Cockerhams the agreed-upon one-third of the total rental due to India

Plantation (as the Ashleys were only leasing one of the three structures on

the subject property). Therefore, as of March 26, 2004, Ashley Enterprises

owned and operated the Bayou Moon Bar business and sublet the building

that housed the bar from the Cockerhams. The Cockerhams continued to

lease the remainder of the subject property from India Plantation and run the

remaining two businesses on it.

On October 15, 2012, India Plantation and Mrs. Cockerham entered

into a new Master Lease (the “2012 Master Lease”) for the subject property

for a period of five years beginning January 1, 2013 and ending December

31, 2017. The 2012 Master Lease included a rental table, setting forth the

amount of yearly rent due for the subject property. It also stated that India

Plantation’s prior written consent was required before any portion of the

lease could be sublet. Section 5.2 of the 2012 Master Lease stated:

(a)Regardless of LESSOR’S consent, any assignment or subletting shall not (i) be effective without the express written assumption by such assignee or sublessee of the obligations of LESSEE under this lease; (ii) release LESSEE of any obligations hereunder, or (iii) alter the primary liability of LESSEE for the payment of Rent or for the performance of any other obligations to be performed by LESSEE.
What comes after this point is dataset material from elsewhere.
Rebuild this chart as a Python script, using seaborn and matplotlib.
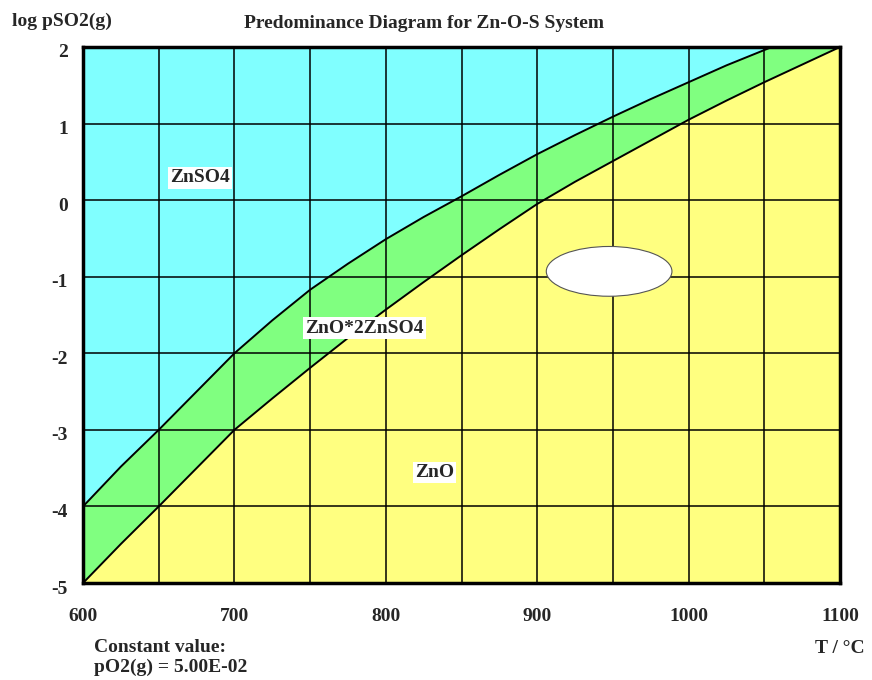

(b)Lessor may accept Rent or performance of LESSEE’S obligations from any person other than LESSEE pending approval or disapproval of an assignment. Neither a delay in the approval or disapproval of such assignment nor the acceptance of Rent or performance shall constitute a waiver or estoppel of LESSOR’S right to exercise its remedies for LESSEE’S default or Breach.

(c)LESSOR’S consent to any assignment or subletting shall not constitute consent to any subsequent assignment or subletting.

3 (d)Each request for consent to an assignment or subletting shall be in writing, accompanied by information relevant to LESSOR’S determination as to the financial and operational responsibility and appropriateness of the proposed assignee or sublessee, including but not limited to the intended use and/or required modification of the Premises, if any.

The 2012 Master Lease also included an option to extend, which stated that

Mrs. Cockerham had the option to extend the term of the lease for an

additional five years, ending on December 31, 2022, by notifying India

Plantation in writing, no later than six months prior to December 31, 2017,

of her decision to exercise the option. Finally, the 2012 Master Lease states:

The terms and conditions of the original lease shall remain the same except for the rental rate which shall be brought to the current market rate. If the market rate cannot be agreed on by the Lessor and Lessee, it shall be determined by an appraiser appointed by the Lessor and an appraiser appointed by the Lessee, and a third appraiser appointed by the first two appraisers.